In the last 20 years, that kind of nuts-and-bolts language disappears, Pestre said. Verbs are turned into nouns - something that linguists have argued converts specific actions taken by named actors into "abstract objects." (People and countries no longer "cooperate," for example; there is just "cooperation.")
At the same time, the use of adverbs that refer to a particular time frame (such as "now," "recently" or "later") declined by more than 50 percent. Past tense verbs grew rarer, while jargon and acronyms proliferated. The pamphlet, which was published by the Stanford Literary Lab and appeared in the New Left Review, will be translated into Italian and German later this year. In it, the authors offer a side-by-side comparison.
"Here is how the bank's report described the world in 1958: The Congo's present transport system is geared mainly to the export trade, and is based on river navigation and on railroads which lead from river ports into regions producing minerals and agricultural commodities. Most of the roads radiate short distances from cities, providing farm-to-market communications. In recent years road traffic has increased rapidly with the growth of the internal market and the improvement of farming methods. And here is the report from a half-century later, in 2008:
Countries in the region are emerging as key players on issues of global concern, and the Bank's role has been to support their efforts by partnering through innovative platforms for an enlightened dialogue and action on the ground, as well as by supporting South-South cooperation."
The 2012 report does not refer to preventing hunger but rather to "food security." Perhaps most intriguing, though, is the series of graphs mapping the specific changes in word usage.
As one might expect, some reflect the World Bank's changing priorities and concerns as well as historical events. For instance, in the late 1960s, when Robert McNamara becomes president and made "the war on poverty" a central mission, references to "families," "farmers," "education" and later, "women," become more noticeable. In the 1980s, when many countries in the developing world are at risk of defaulting on loans, the language of debt becomes omnipresent, and there are frequent references to "expanding trade," "expanding the private sector" and "raising competitiveness."

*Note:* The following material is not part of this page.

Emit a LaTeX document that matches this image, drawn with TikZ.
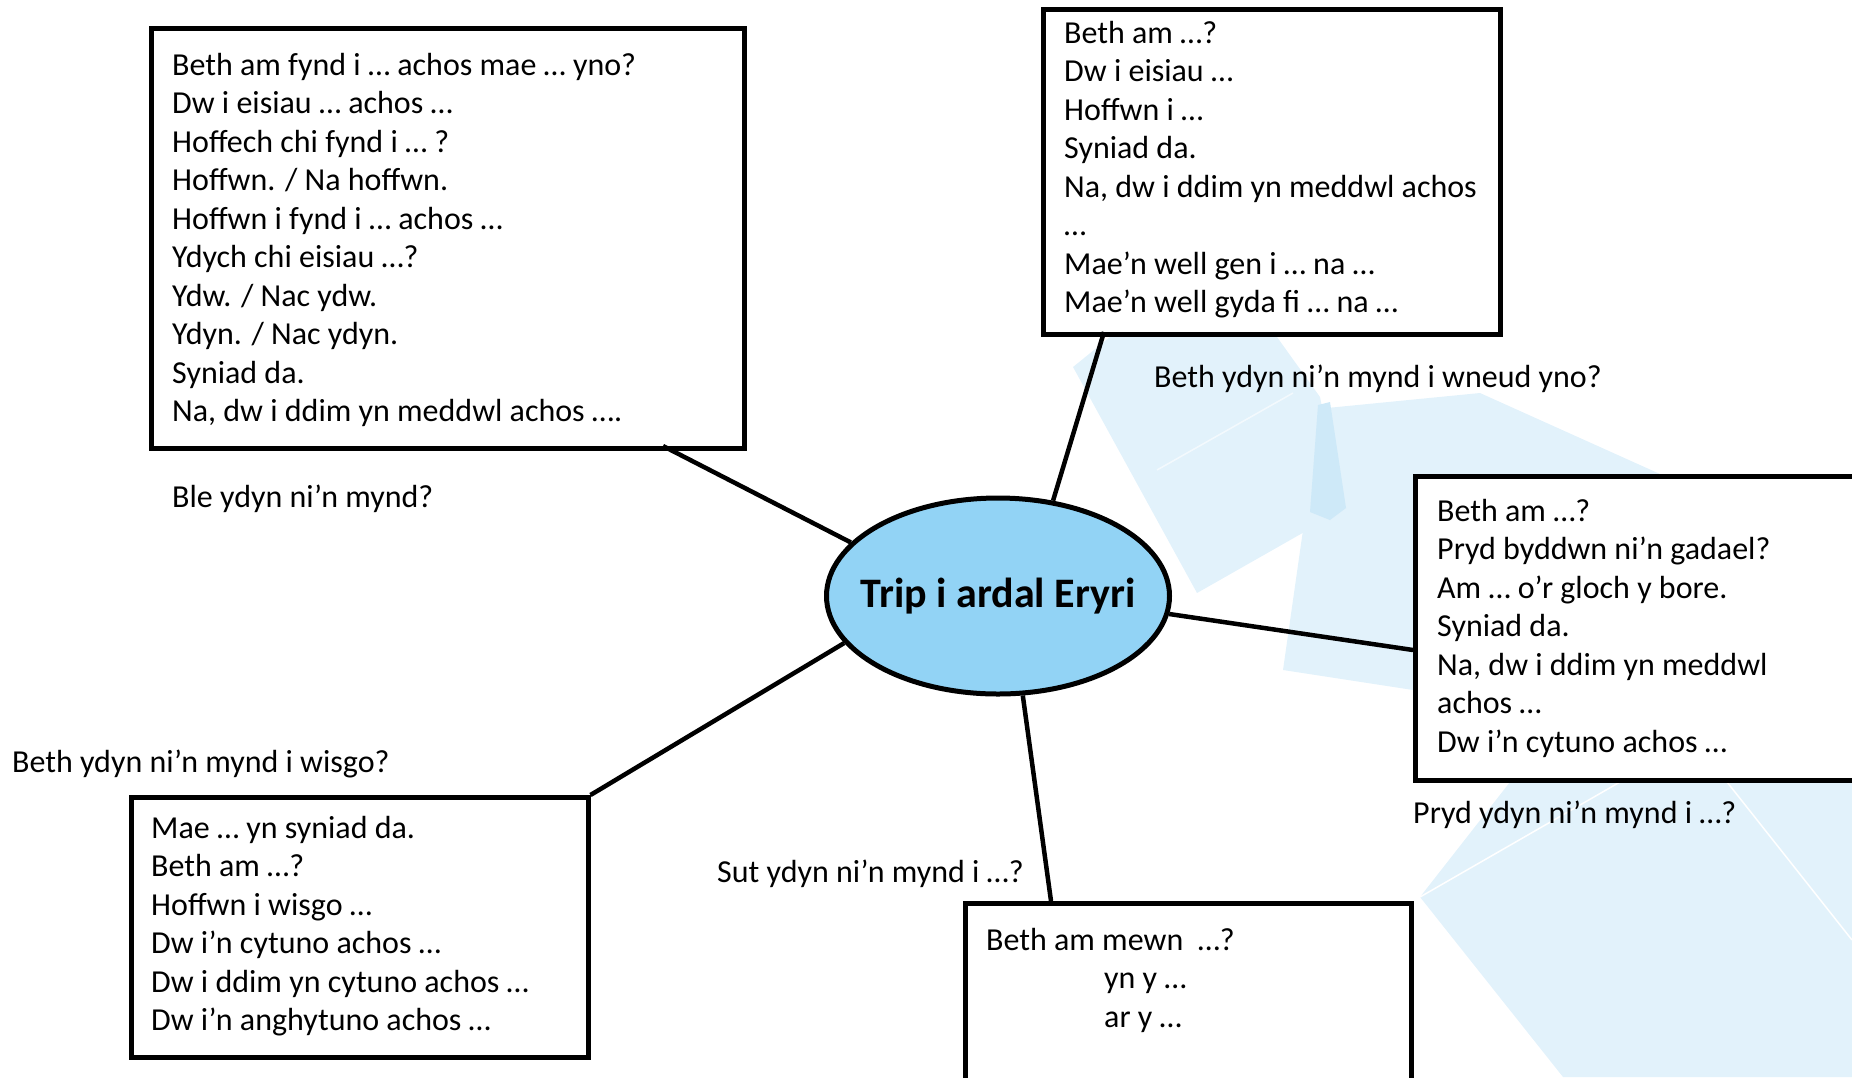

The word "governance" makes its first appearance in 1990, signaling a new preoccupation with ethics, responsibility and rectitude. The language of finance replaces the language of agriculture and industry. In the previous decade, the word "portfolio" is used 10 times as frequently as it was throughout the '60s, '70s and '80s.
There are other quirks. In 66 years of reports, the verb "disagree" never appears (though disagreement is used twice.) The implication, the authors said, is that "there is only one way to do things" - no alternative policies are possible. And "superlatives are de rigueur," the essay notes. "People, behaviour and results are 'outstanding,' 'significant,' 'relevant,' 'consistent,' strong,' 'good' (and 'better')."
The analysis did not necessarily produce conclusions startlingly different from what Pestre had suspected merely through his regular reading, but the statistical confirmation was comforting. Peculiar usages and clusters of words also prompted him to take a closer look at certain phenomena - like the decrease in past tense - that he otherwise might have missed.
Pestre noted that "the World Bank is not alone in speaking this way." A similar kind of discourse can be found in most organisations involved in global business, whether the United Nations, the Organisation for Economic Cooperation and Development, or the World Wildlife Fund, he added.
"We are not saying it was good, and it's now bad," Mr. Pestre said of the evolution in the World Bank's language. "We are saying that the level of structural change is profound. When that happens, it means: Be aware!"